Lo grotesco va adquiriendo así su verdadero rostro: no es azar de la naturaleza ni fruto de la perversión, sino signo de la debilidad humana. Es el socio de una identidad siempre dispuesta a caer en lo inhumano. Así, los fotomontajes de Hannah Hoch hablan de los extravíos que alimenta la publicidad, las muñecas de Bellmer de los secretos circuitos del deseo, y ciertos dibujos de Dalí de las fantásticas alucinaciones que crecen tras el devoto Angelus de Millet.
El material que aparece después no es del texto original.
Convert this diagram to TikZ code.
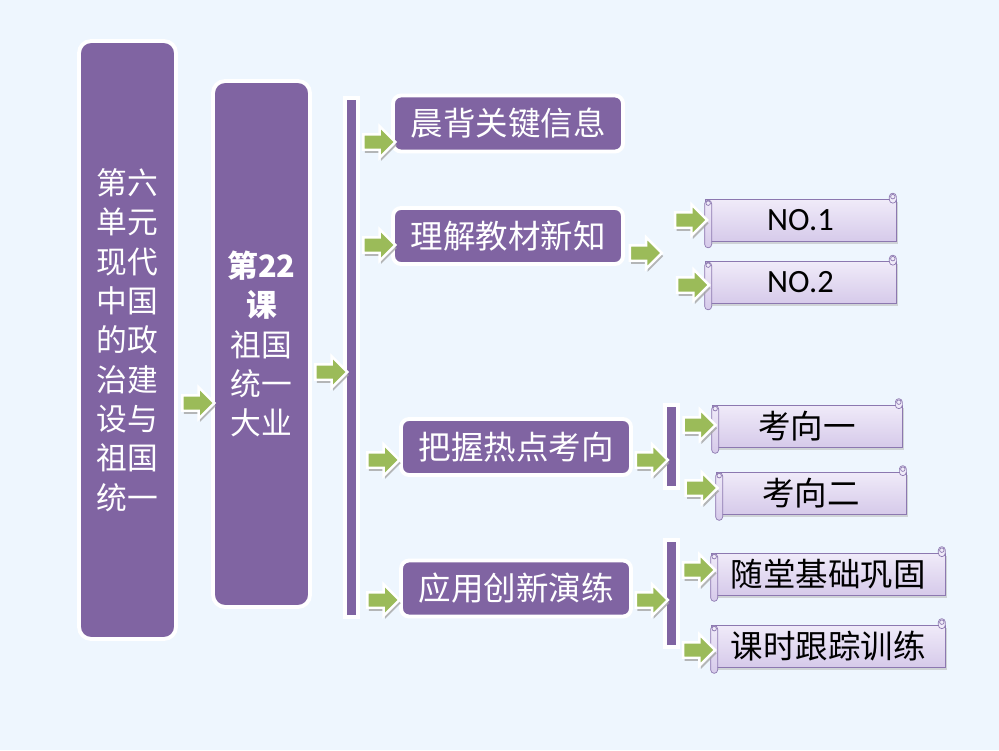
\documentclass[tikz,border=0pt]{standalone}
\usepackage{fontspec}
\usetikzlibrary{positioning,calc,shapes.arrows,shadows}
\newfontfamily\cjk{Noto Sans CJK SC}
\newfontfamily\cali{Carlito}
\definecolor{pagebg}{RGB}{238,246,254}
\definecolor{unitpurple}{RGB}{128,100,162}
\definecolor{arrowgreen}{RGB}{155,187,89}
\definecolor{scrolltop}{RGB}{240,235,249}
\definecolor{scrollbot}{RGB}{214,202,234}
\definecolor{scrolledge}{RGB}{140,120,176}

% rolled ends of a scroll node
\newcommand\scrollends[1]{%
  \draw[scrolledge, top color=scrolltop, bottom color=scrollbot, rounded corners=0.07cm]
    ($(#1.north west)+(0,1)$) rectangle ($(#1.south west)+(7,6)$);
  \draw[scrolledge, fill=scrolltop] ($(#1.north west)+(3.5,4)$) circle (0.045cm);
  \draw[scrolledge, fill=scrolltop, rounded corners=0.07cm]
    ($(#1.north east)+(-7,4)$) rectangle ($(#1.north east)+(0,-6)$);
  \draw[scrolledge, fill=scrolltop] ($(#1.north east)+(-3.5,-2.5)$) circle (0.045cm);}

\tikzset{
  unitbox/.style={rectangle, rounded corners=0.24cm, fill=unitpurple, draw=white,
    line width=2.2pt, text=white, align=center, minimum width=1.94cm,
    font=\cjk\fontsize{17.5}{22.4}\selectfont},
  headbox/.style={rectangle, rounded corners=0.16cm, fill=unitpurple, draw=white,
    line width=2.2pt, text=white, minimum width=4.6cm, minimum height=1.12cm,
    font=\cjk\fontsize{18.5}{22}\selectfont},
  stembar/.style={rectangle, fill=unitpurple, draw=white, line width=2.2pt,
    minimum width=0.26cm, inner sep=0pt},
  scrollbox/.style={rectangle, draw=scrolledge, top color=scrolltop, bottom color=scrollbot,
    inner sep=0pt, minimum height=0.84cm, font=\cjk\fontsize{18.5}{22}\selectfont,
    drop shadow={shadow xshift=1pt, shadow yshift=-1.5pt, fill=gray!60, opacity=.5}},
  garrow/.style={single arrow, fill=arrowgreen, draw=white, line width=1.4pt,
    inner sep=0.13cm, single arrow head extend=0.16cm, minimum height=0.64cm,
    drop shadow={shadow xshift=0.8pt, shadow yshift=-1.8pt, fill=gray!70, opacity=.8}}
}

\begin{document}
\begin{tikzpicture}[x=0.02cm, y=-0.02cm]
\path[use as bounding box, fill=pagebg] (0,0) rectangle (999,750);

\node (unit) [unitbox, minimum height=11.96cm] at (127.5,340)
  {第六\\单元\\现代\\中国\\的政\\治建\\设与\\祖国\\统一};
\node (lesson) [unitbox, minimum height=10.52cm] at (261.5,344)
  {{\bfseries 第22}\\{\bfseries 课}\\祖国\\统一\\大业};
\node (spine) [stembar, minimum height=10.38cm] at (351.5,357.5) {};

\node (recite) [headbox] at (508,123.5) {晨背关键信息};
\node (newknow) [headbox] at (508,236) {理解教材新知};
\node (hotspot) [headbox] at (516,447) {把握热点考向};
\node (apply) [headbox] at (516,588.5) {应用创新演练};

\node (branchA) [stembar, minimum height=1.66cm] at (671.5,446.5) {};
\node (branchB) [stembar, minimum height=2.14cm] at (671.5,593.5) {};

\node (noone) [scrollbox, minimum width=3.82cm] at (800.5,220.5) {\cali NO.1};
\node (notwo) [scrollbox, minimum width=3.82cm] at (800.5,282.5) {\cali NO.2};
\node (kxone) [scrollbox, minimum width=3.8cm] at (807,426) {考向一};
\node (kxtwo) [scrollbox, minimum width=3.8cm] at (811,493) {考向二};
\node (drill) [scrollbox, minimum width=4.68cm] at (828,574) {随堂基础巩固};
\node (after) [scrollbox, minimum width=4.68cm] at (828,646) {课时跟踪训练};
\foreach \s in {noone,notwo,kxone,kxtwo,drill,after} {\scrollends{\s}}

% free ends of the NO arrows
\coordinate (knowout) at (659,253);
\coordinate (noinA) at (670,220);
\coordinate (noinB) at (674,285);

\path (unit.east |- 0,403) -- node[garrow] {} (lesson.west |- 0,403);
\path (lesson.east |- 0,372) -- node[garrow] {} (spine.west |- 0,372);
\path (spine.east |- 0,142) -- node[garrow] {} (recite.west |- 0,142);
\path (spine.east |- 0,245) -- node[garrow] {} (newknow.west |- 0,245);
\path (spine.east |- 0,460) -- node[garrow] {} (hotspot.west |- 0,460);
\path (spine.east |- 0,600) -- node[garrow] {} (apply.west |- 0,600);
\path (newknow.east |- 0,253) -- node[garrow] {} (knowout);
\path (noinA) -- node[garrow] {} (noone.west |- noinA);
\path (noinB) -- node[garrow] {} (notwo.west |- noinB);
\path (hotspot.east |- 0,460) -- node[garrow] {} (branchA.west |- 0,460);
\path (branchA.east |- 0,425) -- node[garrow] {} (kxone.west |- 0,425);
\path (branchA.east |- 0,488) -- node[garrow] {} (kxtwo.west |- 0,488);
\path (apply.east |- 0,600) -- node[garrow] {} (branchB.west |- 0,600);
\path (branchB.east |- 0,570) -- node[garrow] {} (drill.west |- 0,570);
\path (branchB.east |- 0,650) -- node[garrow] {} (after.west |- 0,650);
\end{tikzpicture}
\end{document}
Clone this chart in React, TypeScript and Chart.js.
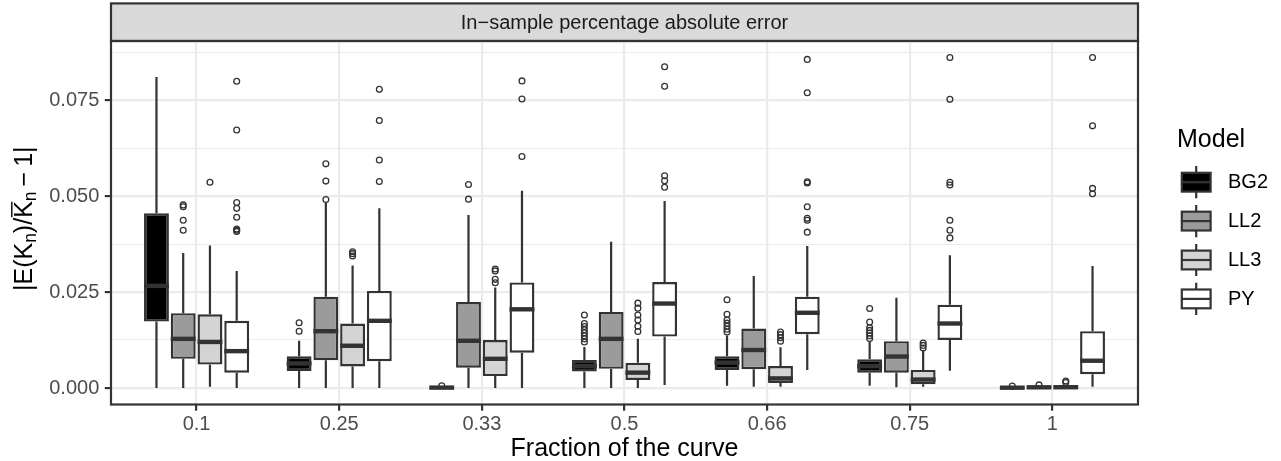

Ese trabajo de las vanguardias artísticas confiere serenidad a la reflexión del arte más actual. Aceptamos sin gran esfuerzo las figuras de Francis Bacon, en las que la fragilidad del individuo precipita en el caos la compostura de su imagen pública por solemne que sea, no nos espanta la agresividad de Philip Guston ni el juego de disfraces de Cindy Sherman, y sabemos que los duros perfiles de las mujeres de Willem de Kooning quizá expresen los miedos del varón o tal vez la sabiduría femenina para gestionar sin recortes la energía del afecto. Nuestra identidad es tan débil como nuestras facciones a las que un breve gesto, como sugiere Bruce Nauman, convierte en caricatura.
La muestra rastrea este peregrinaje de lo grotesco que va desde figuras ocultas (ajenas, deformes y pese a ello, atrayentes) hasta el incesante latido que nos acompaña, diciéndonos que es mejor no olvidar nuestra condición animal. Ese largo itinerario lo recoge en detalle un pormenorizado dibujo de Curro González que sirve de pórtico a la exposición y que va desde los dibujos de Da Vinci hasta las figuras invertidas de Baselitz o los rostros de la pasión de Bill Viola. Es una condensada historia no tanto de lo grotesco, sino de la conciencia de su cercanía.